Per la storia famigliare che avevano alle spalle, la reazione di Berti e Rossi-Doria ci è chiara. Meno chiaro al lettore di questo libro potrà sembrare l’orientamento cattaneano-mazziniano di Arbasino, il quale rimane pur sempre, e non soltanto, l’inventore della “casalinga di Voghera”, ma anche il discendente diretto di quei fratelli Luigi ed Eligio Arbasino, docenti al Liceo Grattoni di Voghera, maestri di una generazione di ribelli mazziniani e democratici del tardo Ottocento, non insensibili al sionismo nascente. Il Gabinetto Vieusseux apre in questi giorni una Sala Arbasino, una Royal Albert Hall si è detto scherzosamente. Bisognerebbe avere il coraggio di esplorare le terre incognite e non accontentarsi del già detto, ma anche per non lasciarsi trascinare dal pessimismo o dal vuoto rancore.
Non era semplice tenere insieme un groviglio di problemi come quelli che ho appena indicato.

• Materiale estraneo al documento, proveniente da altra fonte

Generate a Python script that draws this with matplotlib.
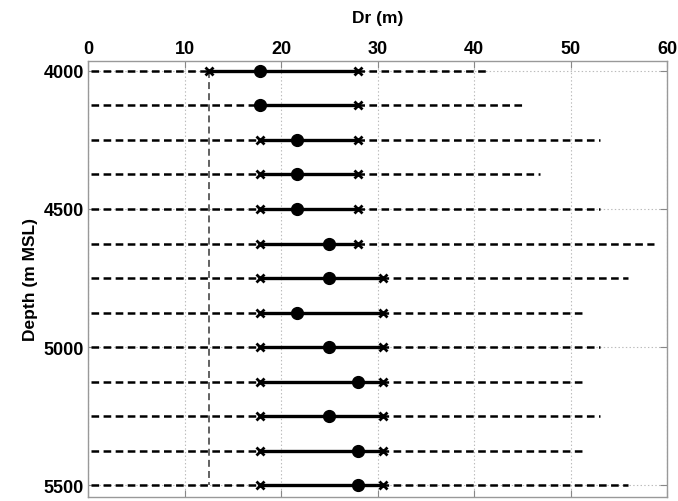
import matplotlib
matplotlib.use("Agg")
import matplotlib.pyplot as plt

depths = [4000, 4125, 4250, 4375, 4500, 4625, 4750, 4875, 5000, 5125, 5250, 5375, 5500]
dr_best = [17.8, 17.8, 21.7, 21.7, 21.7, 25.0, 25.0, 21.7, 25.0, 28.0, 25.0, 28.0, 28.0]
dr_low = [12.5, 17.8, 17.8, 17.8, 17.8, 17.8, 17.8, 17.8, 17.8, 17.8, 17.8, 17.8, 17.8]
dr_high = [28.0, 28.0, 28.0, 28.0, 28.0, 28.0, 30.6, 30.6, 30.6, 30.6, 30.6, 30.6, 30.6]
dr_max = [41.5, 45.1, 53.1, 46.8, 53.1, 58.7, 56.0, 51.6, 53.1, 51.6, 53.1, 51.6, 56.0]
dr_min_limit = 12.5
x_ticks = [0, 10, 20, 30, 40, 50, 60]
y_ticks = [4000, 4500, 5000, 5500]

plt.rcParams['font.family'] = ['Liberation Sans', 'DejaVu Sans']
plt.rcParams['font.weight'] = 'bold'
plt.rcParams['lines.scale_dashes'] = False

fig = plt.figure(figsize=(6.78, 5.02), dpi=100)
ax = fig.add_axes([0.1298, 0.008, 0.854, 0.8685])

for d, lo, hi, best, mx in zip(depths, dr_low, dr_high, dr_best, dr_max):
    ax.plot([0.3, mx], [d, d], color='black', lw=1.8, dashes=(5.5, 3.2), zorder=2)
    ax.plot([lo, hi], [d, d], color='black', lw=2.4, solid_capstyle='butt', zorder=3)
    ax.plot([lo, hi], [d, d], ls='none', marker='x', color='black', ms=6, mew=2.0, zorder=4)
    ax.plot([best], [d], ls='none', marker='o', color='black', ms=8.5, zorder=5)

ax.plot([dr_min_limit, dr_min_limit], [depths[0], depths[-1]], color='#555555', lw=1.3,
        dashes=(5, 3), zorder=1)

ax.set_xlim(0, 60)
ax.set_ylim(5543, 3964)
ax.xaxis.tick_top()
ax.xaxis.set_label_position('top')
ax.set_xticks(x_ticks)
ax.set_yticks(y_ticks)
ax.tick_params(axis='both', which='both', direction='in', length=5, width=0.8,
               labelsize=13, colors='#888888', labelcolor='black', top=True, right=True,
               bottom=True, left=True, pad=3)
for lab in ax.get_xticklabels() + ax.get_yticklabels():
    lab.set_fontweight('bold')
ax.set_xlabel('Dr (m)', fontsize=12.5, fontweight='bold', labelpad=13)
ax.set_ylabel('Depth (m MSL)', fontsize=12.5, fontweight='bold', labelpad=4)
ax.grid(True, color='#bbbbbb', ls=':', lw=0.8, zorder=0)
for s in ax.spines.values():
    s.set_color('#999999')
    s.set_linewidth(1.0)

fig.savefig('out.png', dpi=100)
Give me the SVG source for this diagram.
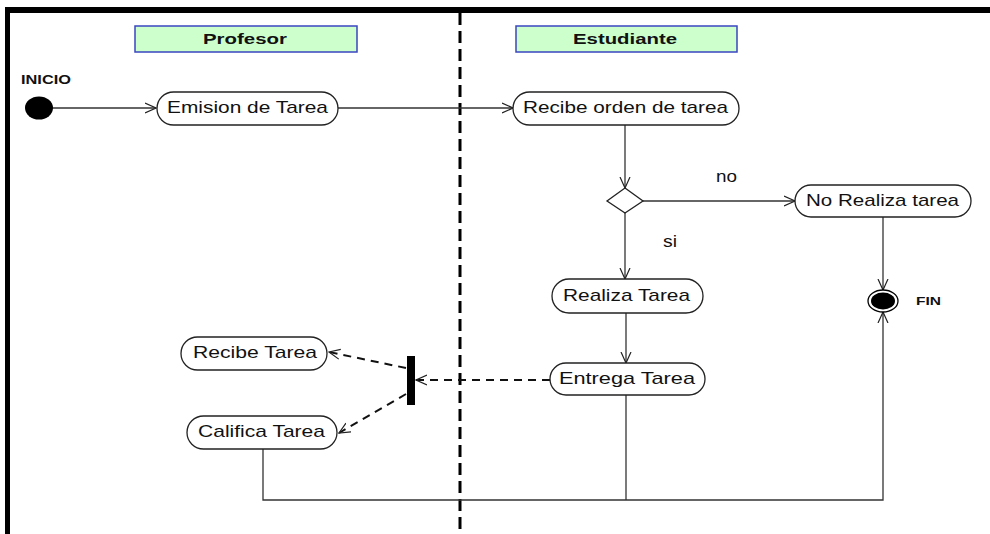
<svg xmlns="http://www.w3.org/2000/svg" width="990" height="534" viewBox="0 0 990 534">
<defs>
<style>
.node{fill:#fff;stroke:#222;stroke-width:1.3}
.lbl{font-family:"Liberation Sans",Arial,sans-serif;font-size:17px;fill:#111}
.lane{fill:#ccffcc;stroke:#3a46c0;stroke-width:1.5}
.lanet{font-family:"Liberation Sans",Arial,sans-serif;font-size:15px;font-weight:bold;fill:#111}
.bold{font-family:"Liberation Sans",Arial,sans-serif;font-weight:bold;fill:#111}
.c{fill:none;stroke:#333;stroke-width:1.3}
.d{fill:none;stroke:#111;stroke-width:2;stroke-dasharray:8 6}
</style>
<marker id="open" viewBox="0 0 12 12" refX="11" refY="6" markerWidth="12" markerHeight="12" markerUnits="userSpaceOnUse" orient="auto">
<path d="M0,1 L11,6 L0,11" fill="none" stroke="#222" stroke-width="1.2"/>
</marker>
</defs>
<rect width="990" height="534" fill="#fff"/>
<g id="frame">
<rect x="5" y="7" width="985" height="6" fill="#000"/>
<rect x="5" y="7" width="5" height="527" fill="#000"/>
<line x1="460" y1="13" x2="460" y2="534" stroke="#000" stroke-width="3" stroke-dasharray="12 6"/>
</g>
<g id="lane-profesor">
<rect class="lane" x="135" y="26" width="222" height="26"/>
<text class="lanet" x="245" y="44" text-anchor="middle" textLength="84" lengthAdjust="spacingAndGlyphs">Profesor</text>
</g>
<g id="lane-estudiante">
<rect class="lane" x="516" y="26" width="221" height="26"/>
<text class="lanet" x="625" y="44" text-anchor="middle" textLength="104" lengthAdjust="spacingAndGlyphs">Estudiante</text>
</g>
<g id="connectors">
<line class="c" x1="52" y1="108" x2="156" y2="108" marker-end="url(#open)"/>
<line class="c" x1="338" y1="108" x2="513" y2="108" marker-end="url(#open)"/>
<line class="c" x1="625" y1="125" x2="625" y2="188" marker-end="url(#open)"/>
<line class="c" x1="643" y1="201" x2="795" y2="201" marker-end="url(#open)"/>
<line class="c" x1="625" y1="213" x2="625" y2="279" marker-end="url(#open)"/>
<line class="c" x1="883" y1="217" x2="883" y2="290" marker-end="url(#open)"/>
<line class="c" x1="626" y1="313" x2="626" y2="363" marker-end="url(#open)"/>
<line class="d" x1="550" y1="380" x2="416" y2="380" marker-end="url(#open)"/>
<line class="d" x1="406" y1="368" x2="329" y2="352" marker-end="url(#open)"/>
<line class="d" x1="406" y1="394" x2="339" y2="433" marker-end="url(#open)"/>
<polyline class="c" points="263,449 263,500 883,500 883,312" marker-end="url(#open)"/>
<line class="c" x1="626" y1="395" x2="626" y2="500"/>
</g>
<g id="inicio">
<ellipse cx="39" cy="108" rx="14" ry="11.5" fill="#000"/>
<text class="bold" x="21" y="84" font-size="12" textLength="50" lengthAdjust="spacingAndGlyphs">INICIO</text>
</g>
<g id="emision">
<rect class="node" x="157" y="92" width="181" height="33" rx="16.5"/>
<text class="lbl" x="247.5" y="113" text-anchor="middle" textLength="161" lengthAdjust="spacingAndGlyphs">Emision de Tarea</text>
</g>
<g id="recibe-orden">
<rect class="node" x="513" y="92" width="226" height="33" rx="16.5"/>
<text class="lbl" x="625.5" y="113" text-anchor="middle" textLength="205" lengthAdjust="spacingAndGlyphs">Recibe orden de tarea</text>
</g>
<g id="decision">
<polygon class="node" points="625,188 643,201 625,213 607,201"/>
<text class="lbl" x="726.5" y="182" text-anchor="middle" textLength="21" lengthAdjust="spacingAndGlyphs">no</text>
<text class="lbl" x="670" y="247" text-anchor="middle" textLength="14" lengthAdjust="spacingAndGlyphs">si</text>
</g>
<g id="no-realiza">
<rect class="node" x="795" y="185" width="176" height="32" rx="16"/>
<text class="lbl" x="882.5" y="206" text-anchor="middle" textLength="153" lengthAdjust="spacingAndGlyphs">No Realiza tarea</text>
</g>
<g id="fin">
<ellipse cx="883" cy="301" rx="15" ry="11" fill="#fff" stroke="#000" stroke-width="1.3"/>
<ellipse cx="883" cy="301" rx="12" ry="8.5" fill="#000"/>
<text class="bold" x="916" y="305" font-size="11" textLength="25" lengthAdjust="spacingAndGlyphs">FIN</text>
</g>
<g id="realiza">
<rect class="node" x="552" y="279" width="151" height="34" rx="17"/>
<text class="lbl" x="626.5" y="301" text-anchor="middle" textLength="127" lengthAdjust="spacingAndGlyphs">Realiza Tarea</text>
</g>
<g id="entrega">
<rect class="node" x="550" y="363" width="155" height="32" rx="16"/>
<text class="lbl" x="627" y="384" text-anchor="middle" textLength="136" lengthAdjust="spacingAndGlyphs">Entrega Tarea</text>
</g>
<g id="fork">
<rect x="407" y="356" width="8" height="49" fill="#000"/>
</g>
<g id="recibe-tarea">
<rect class="node" x="181" y="337" width="146" height="33" rx="16.5"/>
<text class="lbl" x="255" y="358" text-anchor="middle" textLength="124" lengthAdjust="spacingAndGlyphs">Recibe Tarea</text>
</g>
<g id="califica">
<rect class="node" x="187" y="416" width="150" height="33" rx="16.5"/>
<text class="lbl" x="261.5" y="437" text-anchor="middle" textLength="127" lengthAdjust="spacingAndGlyphs">Califica Tarea</text>
</g>
</svg>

Data la quantità di riferimenti, anche figurativi, lo stereotipo della vittima che si trasformava in carnefice finì in quei giorni per riassorbire tutto, divenne un copione adatto all’uso, fino a rimuovere del tutto la morte di un innocente. I libri e i reportages che leggiamo in questi giorni aiutano a fare luce, pur nella loro diversità. “Il piccolo escluso”, il bambino, con il carico di emozioni che la sua morte avrebbe dovuto evocare è stato per troppi anni escluso dal nostro sguardo. Il fervore di iniziative editoriali di questi giorni si presenta come un atto di riparazione, ma non va dimenticato che molta strada ancora sarà necessario percorrere, senza ira né rancore, ma per amore della verità.